Entries with chart source code
━━━

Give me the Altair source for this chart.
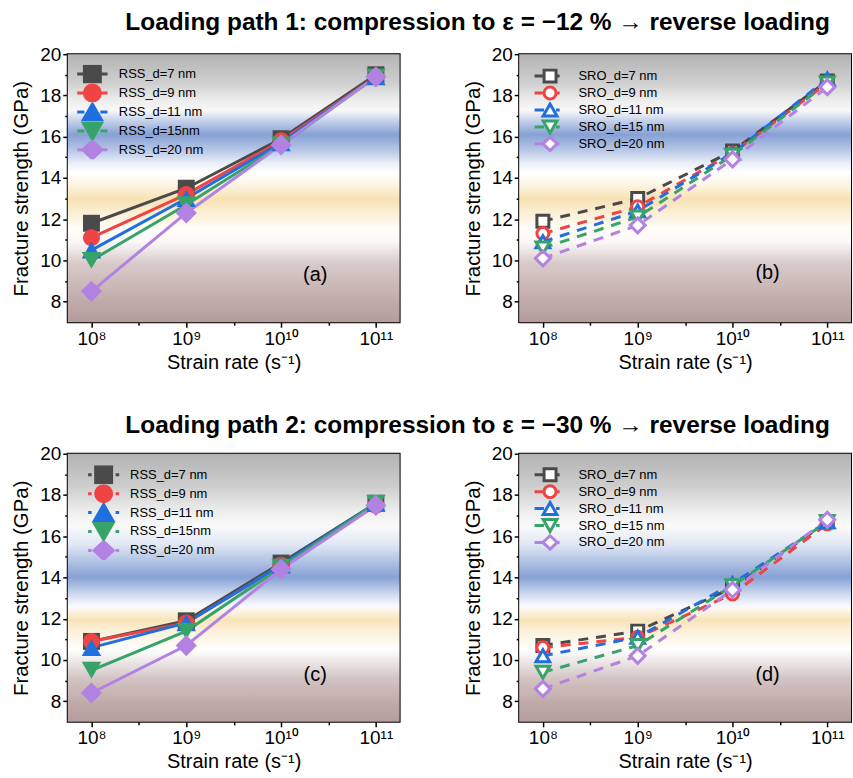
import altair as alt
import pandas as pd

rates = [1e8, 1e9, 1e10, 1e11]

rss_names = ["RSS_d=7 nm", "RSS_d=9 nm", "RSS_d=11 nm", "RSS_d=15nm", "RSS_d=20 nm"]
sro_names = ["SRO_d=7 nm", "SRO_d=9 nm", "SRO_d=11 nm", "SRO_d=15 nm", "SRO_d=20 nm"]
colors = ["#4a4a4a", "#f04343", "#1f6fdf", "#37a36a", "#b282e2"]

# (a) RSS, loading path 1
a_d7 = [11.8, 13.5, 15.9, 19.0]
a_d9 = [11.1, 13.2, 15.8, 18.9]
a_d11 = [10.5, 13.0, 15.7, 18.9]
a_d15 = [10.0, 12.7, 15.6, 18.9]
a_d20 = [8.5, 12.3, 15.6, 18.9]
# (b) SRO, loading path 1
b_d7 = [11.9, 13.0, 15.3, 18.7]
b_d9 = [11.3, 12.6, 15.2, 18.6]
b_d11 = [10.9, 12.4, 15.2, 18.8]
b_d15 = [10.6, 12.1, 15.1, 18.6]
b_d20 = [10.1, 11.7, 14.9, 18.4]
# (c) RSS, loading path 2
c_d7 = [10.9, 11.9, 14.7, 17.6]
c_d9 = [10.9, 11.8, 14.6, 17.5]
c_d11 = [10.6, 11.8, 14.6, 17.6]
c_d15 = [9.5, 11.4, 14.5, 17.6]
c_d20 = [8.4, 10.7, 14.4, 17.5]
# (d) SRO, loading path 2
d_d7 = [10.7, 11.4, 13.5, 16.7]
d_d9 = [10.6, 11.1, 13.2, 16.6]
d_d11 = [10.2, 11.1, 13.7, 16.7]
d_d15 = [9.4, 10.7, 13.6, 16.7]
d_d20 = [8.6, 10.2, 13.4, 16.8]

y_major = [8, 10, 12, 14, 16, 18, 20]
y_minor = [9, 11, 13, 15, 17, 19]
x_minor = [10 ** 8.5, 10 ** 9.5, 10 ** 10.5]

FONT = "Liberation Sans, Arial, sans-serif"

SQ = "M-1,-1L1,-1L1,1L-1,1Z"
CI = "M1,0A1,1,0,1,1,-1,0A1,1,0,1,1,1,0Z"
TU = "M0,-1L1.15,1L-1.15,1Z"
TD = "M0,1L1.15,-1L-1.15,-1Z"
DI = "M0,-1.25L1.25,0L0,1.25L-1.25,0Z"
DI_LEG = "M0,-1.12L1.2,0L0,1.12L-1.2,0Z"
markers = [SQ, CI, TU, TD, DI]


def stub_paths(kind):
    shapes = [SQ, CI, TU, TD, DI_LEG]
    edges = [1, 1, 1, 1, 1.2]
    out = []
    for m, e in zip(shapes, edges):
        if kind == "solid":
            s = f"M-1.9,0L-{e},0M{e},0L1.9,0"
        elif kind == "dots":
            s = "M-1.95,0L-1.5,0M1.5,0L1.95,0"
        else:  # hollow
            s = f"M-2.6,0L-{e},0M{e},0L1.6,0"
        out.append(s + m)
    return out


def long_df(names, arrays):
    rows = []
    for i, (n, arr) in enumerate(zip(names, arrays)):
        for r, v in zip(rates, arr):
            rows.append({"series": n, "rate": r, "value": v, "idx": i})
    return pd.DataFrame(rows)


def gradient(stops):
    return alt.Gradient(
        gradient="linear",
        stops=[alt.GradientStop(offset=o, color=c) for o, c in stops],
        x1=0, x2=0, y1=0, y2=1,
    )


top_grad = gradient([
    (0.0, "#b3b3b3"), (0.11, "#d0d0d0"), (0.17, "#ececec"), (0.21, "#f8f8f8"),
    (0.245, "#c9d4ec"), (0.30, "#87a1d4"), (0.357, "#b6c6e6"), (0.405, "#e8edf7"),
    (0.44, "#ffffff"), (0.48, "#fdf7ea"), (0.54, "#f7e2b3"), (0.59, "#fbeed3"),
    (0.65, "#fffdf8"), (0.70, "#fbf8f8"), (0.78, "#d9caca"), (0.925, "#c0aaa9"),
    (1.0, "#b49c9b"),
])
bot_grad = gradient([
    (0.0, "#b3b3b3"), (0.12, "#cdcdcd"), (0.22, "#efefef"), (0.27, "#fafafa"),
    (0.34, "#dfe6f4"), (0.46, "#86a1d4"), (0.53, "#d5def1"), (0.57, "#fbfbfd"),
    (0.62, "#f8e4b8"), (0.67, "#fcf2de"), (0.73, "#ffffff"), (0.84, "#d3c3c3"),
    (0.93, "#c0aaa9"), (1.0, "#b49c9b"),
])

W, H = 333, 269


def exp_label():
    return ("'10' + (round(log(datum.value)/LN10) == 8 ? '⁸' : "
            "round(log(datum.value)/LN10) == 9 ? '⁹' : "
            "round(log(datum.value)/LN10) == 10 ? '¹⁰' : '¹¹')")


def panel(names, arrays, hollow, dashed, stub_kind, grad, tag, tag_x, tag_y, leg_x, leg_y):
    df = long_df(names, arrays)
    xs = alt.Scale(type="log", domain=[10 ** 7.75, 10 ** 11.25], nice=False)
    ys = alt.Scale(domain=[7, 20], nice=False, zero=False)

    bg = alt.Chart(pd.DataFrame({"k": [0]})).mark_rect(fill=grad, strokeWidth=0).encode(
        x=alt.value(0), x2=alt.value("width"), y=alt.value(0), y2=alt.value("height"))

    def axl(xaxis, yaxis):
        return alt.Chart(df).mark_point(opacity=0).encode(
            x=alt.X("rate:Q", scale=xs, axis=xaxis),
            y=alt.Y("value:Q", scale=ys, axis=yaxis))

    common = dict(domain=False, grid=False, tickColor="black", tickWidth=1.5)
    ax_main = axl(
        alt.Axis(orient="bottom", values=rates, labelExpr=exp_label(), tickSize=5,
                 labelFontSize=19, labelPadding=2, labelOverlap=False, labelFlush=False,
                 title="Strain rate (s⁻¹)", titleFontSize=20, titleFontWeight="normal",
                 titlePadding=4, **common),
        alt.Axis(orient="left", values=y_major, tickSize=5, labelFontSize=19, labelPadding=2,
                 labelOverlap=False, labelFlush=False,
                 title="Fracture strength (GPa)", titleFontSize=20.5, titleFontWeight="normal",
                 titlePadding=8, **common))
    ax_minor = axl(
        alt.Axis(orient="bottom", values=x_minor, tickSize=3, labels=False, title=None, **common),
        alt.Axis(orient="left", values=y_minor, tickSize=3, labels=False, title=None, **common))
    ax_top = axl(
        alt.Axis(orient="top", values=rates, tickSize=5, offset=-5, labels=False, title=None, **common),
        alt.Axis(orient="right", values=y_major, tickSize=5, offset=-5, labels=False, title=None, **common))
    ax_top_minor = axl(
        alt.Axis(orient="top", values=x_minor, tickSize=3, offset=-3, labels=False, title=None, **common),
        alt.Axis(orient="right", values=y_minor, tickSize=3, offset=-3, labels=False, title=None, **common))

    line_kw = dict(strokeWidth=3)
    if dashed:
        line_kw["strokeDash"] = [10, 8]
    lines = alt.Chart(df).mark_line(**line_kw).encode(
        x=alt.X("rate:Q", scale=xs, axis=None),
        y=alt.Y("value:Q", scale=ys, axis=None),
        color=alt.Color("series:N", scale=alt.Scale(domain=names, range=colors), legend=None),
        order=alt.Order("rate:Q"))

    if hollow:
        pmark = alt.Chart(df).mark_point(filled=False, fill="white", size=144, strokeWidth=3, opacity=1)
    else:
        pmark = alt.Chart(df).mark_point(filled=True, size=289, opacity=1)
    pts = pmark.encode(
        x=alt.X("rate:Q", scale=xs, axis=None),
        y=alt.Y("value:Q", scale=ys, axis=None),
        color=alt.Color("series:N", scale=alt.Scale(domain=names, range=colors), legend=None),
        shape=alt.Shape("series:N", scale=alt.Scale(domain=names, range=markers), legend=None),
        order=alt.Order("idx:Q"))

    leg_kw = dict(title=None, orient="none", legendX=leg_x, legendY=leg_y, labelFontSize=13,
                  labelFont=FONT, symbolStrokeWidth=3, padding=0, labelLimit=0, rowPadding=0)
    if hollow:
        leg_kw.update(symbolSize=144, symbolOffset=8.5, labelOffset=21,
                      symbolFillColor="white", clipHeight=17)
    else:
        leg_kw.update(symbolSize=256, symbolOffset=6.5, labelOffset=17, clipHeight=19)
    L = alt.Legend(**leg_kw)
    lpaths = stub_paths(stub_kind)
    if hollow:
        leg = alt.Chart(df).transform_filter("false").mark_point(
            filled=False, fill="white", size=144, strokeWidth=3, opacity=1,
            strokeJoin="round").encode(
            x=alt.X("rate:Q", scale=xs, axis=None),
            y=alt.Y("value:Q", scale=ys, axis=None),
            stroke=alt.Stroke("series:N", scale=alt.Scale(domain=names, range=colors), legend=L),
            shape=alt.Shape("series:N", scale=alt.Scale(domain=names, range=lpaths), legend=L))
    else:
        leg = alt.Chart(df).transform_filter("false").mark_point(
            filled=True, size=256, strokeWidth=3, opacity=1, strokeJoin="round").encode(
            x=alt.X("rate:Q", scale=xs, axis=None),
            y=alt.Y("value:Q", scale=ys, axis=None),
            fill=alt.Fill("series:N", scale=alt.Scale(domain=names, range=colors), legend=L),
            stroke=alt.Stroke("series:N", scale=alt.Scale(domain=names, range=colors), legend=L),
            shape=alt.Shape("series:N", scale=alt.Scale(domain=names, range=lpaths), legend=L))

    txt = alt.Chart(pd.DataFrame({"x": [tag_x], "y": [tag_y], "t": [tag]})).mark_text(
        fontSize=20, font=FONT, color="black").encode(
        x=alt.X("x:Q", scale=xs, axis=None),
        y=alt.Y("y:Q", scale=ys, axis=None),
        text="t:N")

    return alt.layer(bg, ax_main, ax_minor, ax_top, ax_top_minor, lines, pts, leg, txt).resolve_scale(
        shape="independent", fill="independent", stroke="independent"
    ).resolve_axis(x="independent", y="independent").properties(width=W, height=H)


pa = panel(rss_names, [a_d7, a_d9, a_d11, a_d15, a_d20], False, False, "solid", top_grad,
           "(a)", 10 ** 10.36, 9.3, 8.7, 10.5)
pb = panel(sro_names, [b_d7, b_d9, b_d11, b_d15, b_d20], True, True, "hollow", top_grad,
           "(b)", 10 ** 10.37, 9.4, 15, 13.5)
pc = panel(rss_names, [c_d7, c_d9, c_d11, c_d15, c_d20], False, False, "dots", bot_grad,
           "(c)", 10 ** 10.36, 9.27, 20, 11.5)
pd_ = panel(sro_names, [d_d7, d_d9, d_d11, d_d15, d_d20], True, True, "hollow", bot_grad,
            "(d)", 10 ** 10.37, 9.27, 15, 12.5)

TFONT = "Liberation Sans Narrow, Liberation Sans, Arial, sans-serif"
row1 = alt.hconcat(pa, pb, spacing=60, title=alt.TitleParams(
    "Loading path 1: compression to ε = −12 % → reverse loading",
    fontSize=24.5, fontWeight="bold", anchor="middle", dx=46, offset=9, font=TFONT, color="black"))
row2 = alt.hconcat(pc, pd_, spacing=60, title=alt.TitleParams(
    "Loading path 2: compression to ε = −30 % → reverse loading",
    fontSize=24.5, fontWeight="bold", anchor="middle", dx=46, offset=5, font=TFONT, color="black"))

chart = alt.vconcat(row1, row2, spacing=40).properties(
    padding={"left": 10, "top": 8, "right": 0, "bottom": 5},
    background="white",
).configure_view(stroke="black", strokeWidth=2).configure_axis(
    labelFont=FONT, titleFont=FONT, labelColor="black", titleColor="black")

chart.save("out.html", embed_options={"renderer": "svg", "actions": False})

━━━

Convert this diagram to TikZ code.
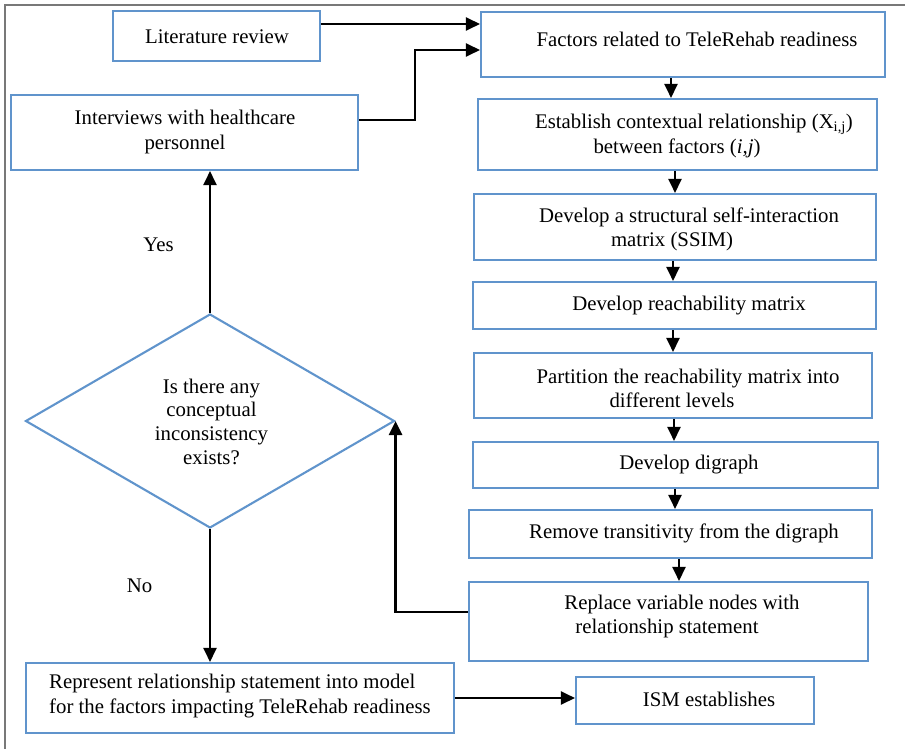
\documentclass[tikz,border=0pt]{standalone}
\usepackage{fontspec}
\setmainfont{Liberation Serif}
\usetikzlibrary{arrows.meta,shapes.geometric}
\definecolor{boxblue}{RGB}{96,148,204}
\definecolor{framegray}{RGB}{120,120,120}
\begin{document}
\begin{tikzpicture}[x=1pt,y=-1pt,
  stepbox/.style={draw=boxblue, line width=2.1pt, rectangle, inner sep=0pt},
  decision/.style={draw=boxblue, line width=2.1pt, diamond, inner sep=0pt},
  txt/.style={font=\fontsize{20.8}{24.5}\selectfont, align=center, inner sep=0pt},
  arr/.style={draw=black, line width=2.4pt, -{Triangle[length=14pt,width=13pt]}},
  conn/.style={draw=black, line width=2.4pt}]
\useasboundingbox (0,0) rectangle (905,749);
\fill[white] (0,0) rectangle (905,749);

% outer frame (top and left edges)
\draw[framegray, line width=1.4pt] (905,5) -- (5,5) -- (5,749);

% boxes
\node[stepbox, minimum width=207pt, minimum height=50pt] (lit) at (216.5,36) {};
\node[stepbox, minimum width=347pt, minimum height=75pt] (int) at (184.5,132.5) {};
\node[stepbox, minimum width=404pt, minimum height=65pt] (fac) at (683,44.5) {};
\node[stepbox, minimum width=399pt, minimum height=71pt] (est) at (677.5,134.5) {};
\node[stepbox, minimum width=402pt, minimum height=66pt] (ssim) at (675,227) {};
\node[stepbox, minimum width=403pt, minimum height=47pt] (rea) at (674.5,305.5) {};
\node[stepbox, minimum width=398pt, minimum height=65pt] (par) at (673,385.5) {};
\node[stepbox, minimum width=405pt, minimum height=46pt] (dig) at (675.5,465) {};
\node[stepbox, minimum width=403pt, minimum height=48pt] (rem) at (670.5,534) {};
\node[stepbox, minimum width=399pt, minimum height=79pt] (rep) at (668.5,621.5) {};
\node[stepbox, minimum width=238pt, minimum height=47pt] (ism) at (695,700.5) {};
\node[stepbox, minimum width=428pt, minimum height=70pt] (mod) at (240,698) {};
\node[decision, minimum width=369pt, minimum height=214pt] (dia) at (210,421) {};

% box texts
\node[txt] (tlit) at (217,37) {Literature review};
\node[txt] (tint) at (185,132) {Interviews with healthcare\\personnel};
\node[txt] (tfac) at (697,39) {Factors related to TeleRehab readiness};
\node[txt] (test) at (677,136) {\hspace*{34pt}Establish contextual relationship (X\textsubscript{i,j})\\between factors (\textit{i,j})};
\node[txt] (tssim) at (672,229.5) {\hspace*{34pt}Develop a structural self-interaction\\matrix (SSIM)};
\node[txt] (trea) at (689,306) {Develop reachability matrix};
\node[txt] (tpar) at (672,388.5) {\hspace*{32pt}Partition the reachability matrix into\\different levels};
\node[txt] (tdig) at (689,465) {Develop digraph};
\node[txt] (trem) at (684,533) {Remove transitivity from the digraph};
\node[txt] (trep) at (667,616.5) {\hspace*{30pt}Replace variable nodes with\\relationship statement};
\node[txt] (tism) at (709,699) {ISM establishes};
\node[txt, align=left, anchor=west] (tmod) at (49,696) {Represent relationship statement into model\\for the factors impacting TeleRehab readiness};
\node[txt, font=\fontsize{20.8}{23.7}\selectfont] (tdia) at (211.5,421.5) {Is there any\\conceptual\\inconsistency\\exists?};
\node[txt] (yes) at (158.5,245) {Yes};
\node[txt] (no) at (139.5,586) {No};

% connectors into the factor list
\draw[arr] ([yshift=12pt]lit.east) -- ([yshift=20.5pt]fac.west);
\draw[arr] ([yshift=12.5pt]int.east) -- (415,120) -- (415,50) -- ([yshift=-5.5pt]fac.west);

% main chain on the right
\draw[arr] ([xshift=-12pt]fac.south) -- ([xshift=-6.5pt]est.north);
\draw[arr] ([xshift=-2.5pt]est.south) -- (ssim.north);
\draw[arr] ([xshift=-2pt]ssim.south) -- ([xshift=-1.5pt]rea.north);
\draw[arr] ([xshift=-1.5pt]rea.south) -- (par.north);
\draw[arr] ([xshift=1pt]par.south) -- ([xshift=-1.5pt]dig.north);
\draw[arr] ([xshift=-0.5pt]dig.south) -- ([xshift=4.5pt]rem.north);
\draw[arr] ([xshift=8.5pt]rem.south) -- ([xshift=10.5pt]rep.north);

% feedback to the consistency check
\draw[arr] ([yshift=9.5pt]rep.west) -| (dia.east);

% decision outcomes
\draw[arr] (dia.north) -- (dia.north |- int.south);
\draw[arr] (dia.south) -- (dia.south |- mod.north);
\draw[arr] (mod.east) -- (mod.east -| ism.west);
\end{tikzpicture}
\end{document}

━━━

* [What you have to do] Work out how many lines in the records above contain the word "this", and give only that number.

* [Output below] 2